■ TASK STATEMENT
Pictures stay out of this copy, which runs from the first line of the material through the line containing "strain_v = [0.8, 0.8, 0.0, 0.0]".

----------

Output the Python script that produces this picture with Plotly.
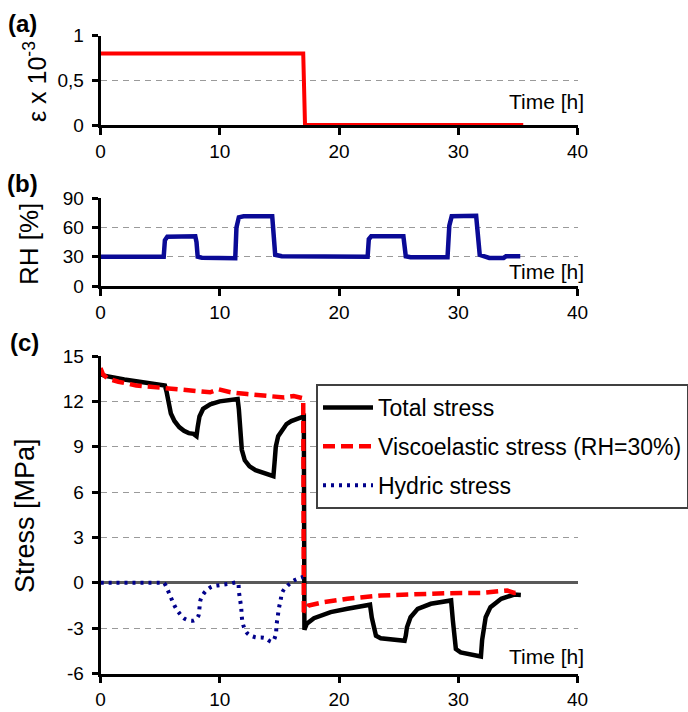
import plotly.graph_objects as go

# ---------------- data ----------------
strain_t = [0, 17.0, 17.15, 35.45]
strain_v = [0.8, 0.8, 0.0, 0.0]

rh_t = [0, 5.3, 5.4, 5.6, 7.95, 8.05, 8.15, 8.5, 11.3, 11.4, 11.6, 12.0, 14.4, 14.5, 14.65, 15.2,
        22.4, 22.5, 22.7, 25.4, 25.5, 25.6, 26.0, 29.1, 29.25, 29.45, 31.5, 31.6, 31.8, 32.6,
        33.8, 34.0, 35.2]
rh_v = [30, 30, 47, 50.5, 51, 45, 30, 29, 28.5, 60, 70.5, 71.5, 71.5, 60, 32, 30.5,
        30, 48, 51, 51, 40, 30.5, 29.5, 29.5, 62, 71.5, 72, 55, 32, 28.8,
        28.8, 30.5, 30.5]

total_t = [0, 0.3, 2, 4, 5.0, 5.4, 5.55, 5.7, 5.9, 6.2, 6.6, 7.0, 7.4, 7.8, 8.05, 8.15, 8.3, 8.6,
           9.2, 10.0, 11.0, 11.5, 11.6, 11.7, 11.85, 12.1, 12.5, 13.0, 13.8, 14.5, 14.6, 14.7,
           14.9, 15.2, 15.6, 16.0, 16.5, 17.05, 17.1, 17.3, 17.9, 19.3, 20.7, 22.3, 22.6, 22.75,
           23.1, 23.5, 24.5, 25.5, 25.6, 25.7, 26.0, 26.6, 27.7, 29.4, 29.55, 29.8, 30.2, 31.0,
           31.9, 32.0, 32.3, 32.7, 33.6, 34.7, 35.25]
total_v = [13.8, 13.7, 13.45, 13.25, 13.15, 13.05, 12.6, 11.8, 11.2, 10.7, 10.3, 10.05, 9.9, 9.85,
           9.7, 10.3, 11.0, 11.5, 11.8, 12.0, 12.1, 12.15, 11.5, 10.0, 8.8, 8.1, 7.7, 7.45, 7.2,
           7.05, 8.0, 9.0, 9.7, 10.1, 10.5, 10.7, 10.85, 11.0, -3.1, -2.7, -2.34, -1.94, -1.72,
           -1.5, -1.45, -2.3, -3.5, -3.67, -3.78, -3.84, -3.5, -2.94, -2.28, -1.72, -1.39, -1.17,
           -2.5, -4.38, -4.6, -4.75, -4.88, -3.8, -2.28, -1.61, -1.06, -0.78, -0.8]

visco_t = [0, 0.2, 0.6, 1.5, 3.0, 5.0, 6.7, 8.6, 9.2, 9.9, 10.9, 12.3, 14.0, 15.4, 16.2, 17.0,
           17.05, 17.45, 18.7, 20.7, 23.5, 26.3, 29.1, 31.9, 34.1, 34.7, 35.0]
visco_v = [14.2, 13.8, 13.5, 13.3, 13.05, 12.9, 12.78, 12.67, 12.6, 12.8, 12.6, 12.48, 12.35,
           12.26, 12.35, 12.2, -1.95, -1.5, -1.28, -1.06, -0.84, -0.73, -0.69, -0.67, -0.51,
           -0.67, -0.65]

hydric_t = [0, 1, 2, 3, 4, 5, 5.3, 5.6, 5.9, 6.2, 6.6, 7.1, 7.8, 8.2, 8.3, 8.4, 8.75, 9.3, 10.05,
            10.8, 11.5, 11.6, 11.7, 11.8, 11.85, 12.0, 12.35, 12.97, 13.76, 14.4, 14.7, 14.75,
            14.85, 14.96, 15.1, 15.25, 15.7, 16.3, 17.0]
hydric_v = [0, 0, 0, 0, 0, 0, 0, -0.42, -0.97, -1.5, -2.0, -2.4, -2.5, -2.2, -1.66, -1.1, -0.62,
            -0.27, -0.15, -0.07, 0, -0.55, -1.1, -1.65, -2.27, -2.87, -3.37, -3.6, -3.65, -3.9,
            -3.4, -2.87, -2.3, -1.7, -1.17, -0.62, -0.18, 0.18, 0.38]

x_ticks = [0, 10, 20, 30, 40]
a_ticks = [0, 0.5, 1]
a_ticklabels = ["0", "0,5", "1"]
b_ticks = [0, 30, 60, 90]
c_ticks = [-6, -3, 0, 3, 6, 9, 12, 15]
c_ticklabels = ["-6", "-3", "0", "3", "6", "9", "12", "15"]

series_names = ["Total stress", "Viscoelastic stress (RH=30%)", "Hydric stress"]

# ---------------- figure ----------------
W, H = 688, 712
FONT = "Arial, Liberation Sans, sans-serif"


def fy(p):
    return 1 - p / H


def fx(p):
    return p / W


fig = go.Figure()
fig.add_trace(go.Scatter(x=strain_t, y=strain_v, mode="lines", xaxis="x", yaxis="y",
                         line=dict(color="#ff0000", width=4), showlegend=False))
fig.add_trace(go.Scatter(x=rh_t, y=rh_v, mode="lines", xaxis="x2", yaxis="y2",
                         line=dict(color="#0a0a96", width=4.5), showlegend=False))
fig.add_trace(go.Scatter(x=total_t, y=total_v, mode="lines", xaxis="x3", yaxis="y3",
                         name=series_names[0], legendgroup="g1",
                         line=dict(color="#000000", width=4.5)))
fig.add_trace(go.Scatter(x=visco_t, y=visco_v, mode="lines", xaxis="x3", yaxis="y3",
                         name=series_names[1], legendgroup="g2",
                         line=dict(color="#ff0000", width=4.5, dash="12px,6px")))
fig.add_trace(go.Scatter(x=hydric_t, y=hydric_v, mode="lines", xaxis="x3", yaxis="y3",
                         name=series_names[2], legendgroup="g3",
                         line=dict(color="#00008b", width=4, dash="3px,5px", shape="spline")))

xdom = [fx(100.5), fx(577.5)]
common_x = dict(range=[0, 40], tickvals=x_ticks, showline=True, linecolor="black", linewidth=2.5,
                ticks="outside", ticklen=7, tickwidth=2.5, tickcolor="black", showgrid=False,
                zeroline=False, tickfont=dict(family=FONT, size=19, color="black"),
                ticklabelstandoff=0, domain=xdom, fixedrange=True)
common_y = dict(showline=True, linecolor="black", linewidth=2.5, ticks="outside", ticklen=6,
                tickwidth=2.5, tickcolor="black", showgrid=True, gridcolor="#9a9a9a",
                gridwidth=1.4, griddash="6px,5px", zeroline=False,
                tickfont=dict(family=FONT, size=19, color="black"), ticklabelstandoff=4,
                fixedrange=True)

fig.update_layout(
    width=W, height=H,
    margin=dict(l=0, r=0, t=0, b=0, autoexpand=False),
    paper_bgcolor="white", plot_bgcolor="white",
    font=dict(family=FONT, color="black"),
    xaxis=dict(common_x, anchor="y"),
    xaxis2=dict(common_x, anchor="y2"),
    xaxis3=dict(common_x, anchor="y3"),
    yaxis=dict(common_y, anchor="x", domain=[fy(125), fy(35.7)], range=[0, 1],
               tickvals=a_ticks, ticktext=a_ticklabels),
    yaxis2=dict(common_y, anchor="x2", domain=[fy(286), fy(198.3)], range=[0, 90],
                tickvals=b_ticks),
    yaxis3=dict(common_y, anchor="x3", domain=[fy(673.5), fy(356)], range=[-6, 15],
                tickvals=c_ticks, ticktext=c_ticklabels,
                zeroline=True, zerolinecolor="#595959", zerolinewidth=2.5),
    legend=dict(x=fx(316), y=fy(384), xanchor="left", yanchor="top",
                bgcolor="white", bordercolor="#404040", borderwidth=2,
                font=dict(family=FONT, size=23, color="black"),
                tracegroupgap=6, itemwidth=50),
    showlegend=True,
)

annots = [
    dict(text="<b>(a)</b>", x=fx(23), y=fy(23)),
    dict(text="<b>(b)</b>", x=fx(23), y=fy(183)),
    dict(text="<b>(c)</b>", x=fx(24), y=fy(343)),
]
for a in annots:
    fig.add_annotation(xref="paper", yref="paper", showarrow=False, xanchor="center",
                       yanchor="middle", font=dict(family=FONT, size=24, color="black"), **a)

titles = [
    ("ε x 10<sup>-3</sup>", 35, 82, 25),
    ("RH [%]", 29, 244, 26),
    ("Stress [MPa]", 25, 516, 27),
]
for t, px, py, fs in titles:
    fig.add_annotation(xref="paper", yref="paper", x=fx(px), y=fy(py), text=t, textangle=-90,
                       showarrow=False, xanchor="center", yanchor="middle",
                       font=dict(family=FONT, size=fs, color="black"))

for py in [102, 271.5, 656.5]:
    fig.add_annotation(xref="paper", yref="paper", x=fx(586), y=fy(py), text="Time [h]",
                       showarrow=False, xanchor="right", yanchor="middle",
                       font=dict(family=FONT, size=21, color="black"))

fig.write_html("out.html")
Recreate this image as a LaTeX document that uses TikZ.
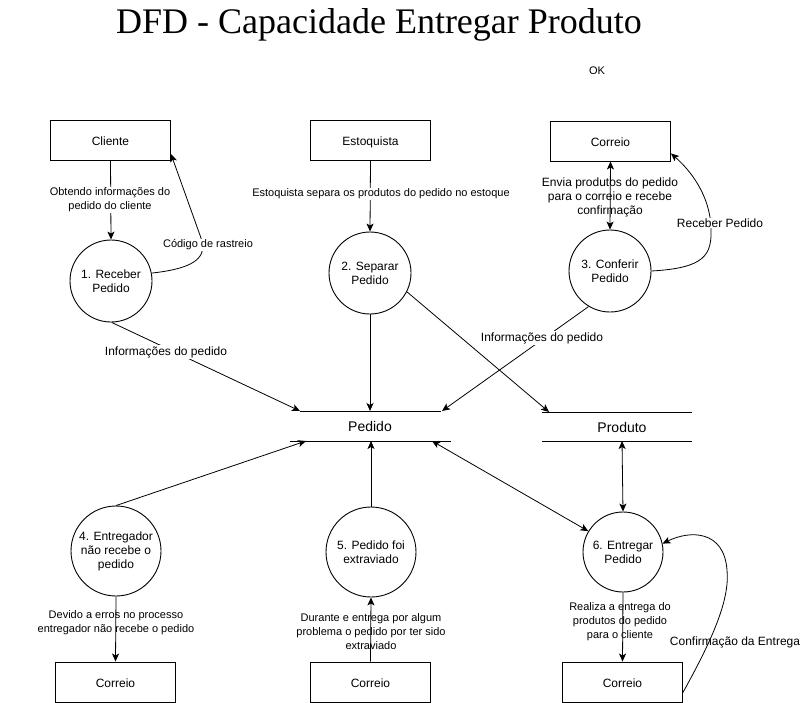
\documentclass[tikz,border=0pt]{standalone}
\usepackage{fontspec}
\setmainfont{Liberation Sans}
\newfontfamily\titlefont{Liberation Serif}
\usetikzlibrary{arrows.meta}

\begin{document}
\begin{tikzpicture}[x=1pt,y=-1pt,
  every node/.style={font=\fontsize{12}{14}\selectfont},
  entity/.style={draw, line width=0.9pt, minimum width=120pt, minimum height=40pt, inner sep=0pt, text height=10.6pt, text depth=0.6pt},
  proc/.style={draw, circle, line width=0.9pt, minimum size=#1, inner sep=0pt, align=center},
  proc/.default=82pt,
  store/.style={font=\fontsize{14}{16}\selectfont},
  flow/.style={line width=0.8pt, -{Stealth[length=8pt,width=7pt,inset=2pt]}},
  biflow/.style={line width=0.8pt, {Stealth[length=8pt,width=7pt,inset=2pt]}-{Stealth[length=8pt,width=7pt,inset=2pt]}},
  lbl/.style={font=\fontsize{11}{14}\selectfont, align=center, inner sep=1pt},
  lblbg/.style={lbl, fill=white},
  biglbl/.style={font=\fontsize{12}{14}\selectfont, align=center, inner sep=1pt},
  biglblbg/.style={biglbl, fill=white},
  storeline/.style={line width=0.9pt}
]
\useasboundingbox (0,0) rectangle (811,702);

% heading
\node[font=\titlefont\fontsize{36}{40}\selectfont, anchor=base] (title) at (379,33) {DFD - Capacidade Entregar Produto};
\node[font=\fontsize{11}{13}\selectfont] (ok) at (597,71) {OK};

% external entities
\node[entity] (cli) at (110.5,140.5) {Cliente};
\node[entity] (est) at (370.5,140.5) {Estoquista};
\node[entity] (cor) at (610.5,141) {Correio};
\node[entity] (corA) at (115.5,682) {Correio};
\node[entity] (corB) at (370.5,682) {Correio};
\node[entity] (corC) at (622.5,682) {Correio};

% processes
\node[proc] (p1) at (111,281) {1. Receber\\Pedido};
\node[proc] (p2) at (370,273) {2. Separar\\Pedido};
\node[proc] (p3) at (610,271) {3. Conferir\\Pedido};
\node[proc=90pt] (p4) at (116,551) {4. Entregador\\não recebe o\\pedido};
\node[proc=90pt] (p5) at (371,552) {5. Pedido foi\\extraviado};
\node[proc=80pt] (p6) at (623,552) {6. Entregar\\Pedido};

% data stores
\node[store] (ped) at (370,426) {Pedido};
\node[store] (prod) at (622,427) {Produto};
\coordinate (pedTL) at (300,411);
\coordinate (pedTR) at (441,411);
\coordinate (pedBL) at (290,441);
\coordinate (pedBR) at (451,441);
\coordinate (prodTL) at (542,412);
\coordinate (prodTR) at (692,412);
\coordinate (prodBL) at (542,441);
\coordinate (prodBR) at (692,441);
\draw[storeline] (pedTL) -- (pedTR);
\draw[storeline] (pedBL) -- (pedBR);
\draw[storeline] (prodTL) -- (prodTR);
\draw[storeline] (prodBL) -- (prodBR);

% attachment points on the stores
\coordinate (pedIn2) at (370,411);
\coordinate (pedIn3) at (442,411);
\coordinate (prodIn2) at (549,412);
\coordinate (pedIn4) at (306,441);
\coordinate (pedIn5) at (371,441);
\coordinate (pedIO6) at (432,441);
\coordinate (prodIO6) at (622,441);

% upper flows
\draw[flow] (cli.south) -- (p1.north);
\draw[flow] (p1.11) .. controls (198,268) and (207,256) .. (201,238) -- ([yshift=7pt]cli.south east);
\draw[flow] (p1.-89) -- (pedTL);
\draw[flow] (est.south) -- (p2.north);
\draw[flow] (p2.south) -- (pedIn2);
\draw[flow] (p2.-27) -- (prodIn2);
\draw[biflow] (cor.south) -- (p3.north);
\draw[flow] (p3.east) .. controls (705,268) and (712,255) .. (711,228) .. controls (710,195) and (690,170) .. ([yshift=8pt]cor.south east);
\draw[flow] (p3.-121) -- (pedIn3);

% lower flows
\draw[flow] (p4.north) -- (pedIn4);
\draw[flow] (p4.south) -- (corA.north);
\draw[flow] (p5.north) -- (pedIn5);
\draw[flow] (corB.north) -- (p5.south);
\draw[biflow] (pedIO6) -- (p6.149);
\draw[biflow] (prodIO6) -- (p6.north);
\draw[flow] (p6.south) -- (corC.north);
\draw[flow] ([yshift=10pt]corC.south east) .. controls (712,640) and (730,600) .. (727,570) .. controls (724,530) and (690,530) .. (p6.12);

% flow labels
\node[lblbg] (l1) at (110,200) {Obtendo informações do\\pedido do cliente};
\node[lblbg] (l2) at (208,245) {Código de rastreio};
\node[biglblbg] (l3) at (166,352) {Informações do pedido};
\node[lblbg] (l4) at (381,194) {Estoquista separa os produtos do pedido no estoque};
\node[biglbl] (l5) at (610,197) {Envia produtos do pedido\\para o correio e recebe\\confirmação};
\node[biglblbg] (l6) at (720,223) {Receber Pedido};
\node[biglblbg] (l7) at (542,338) {Informações do pedido};
\node[lbl] (l8) at (116,623) {Devido a erros no processo\\entregador não recebe o pedido};
\node[lbl] (l9) at (371,632) {Durante e entrega por algum\\problema o pedido por ter sido\\extraviado};
\node[lbl] (l10) at (620,622) {Realiza a entrega do\\produtos do pedido\\para o cliente};
\node[biglbl] (l11) at (735,642) {Confirmação da Entrega};

\end{tikzpicture}
\end{document}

----------

■ PROBLEM SOLUTION
Output the Python script that produces this picture with Plotly.
import plotly.graph_objects as go

# ---------------- data ----------------
strain_t = [0, 17.0, 17.15, 35.45]
strain_v = [0.8, 0.8, 0.0, 0.0]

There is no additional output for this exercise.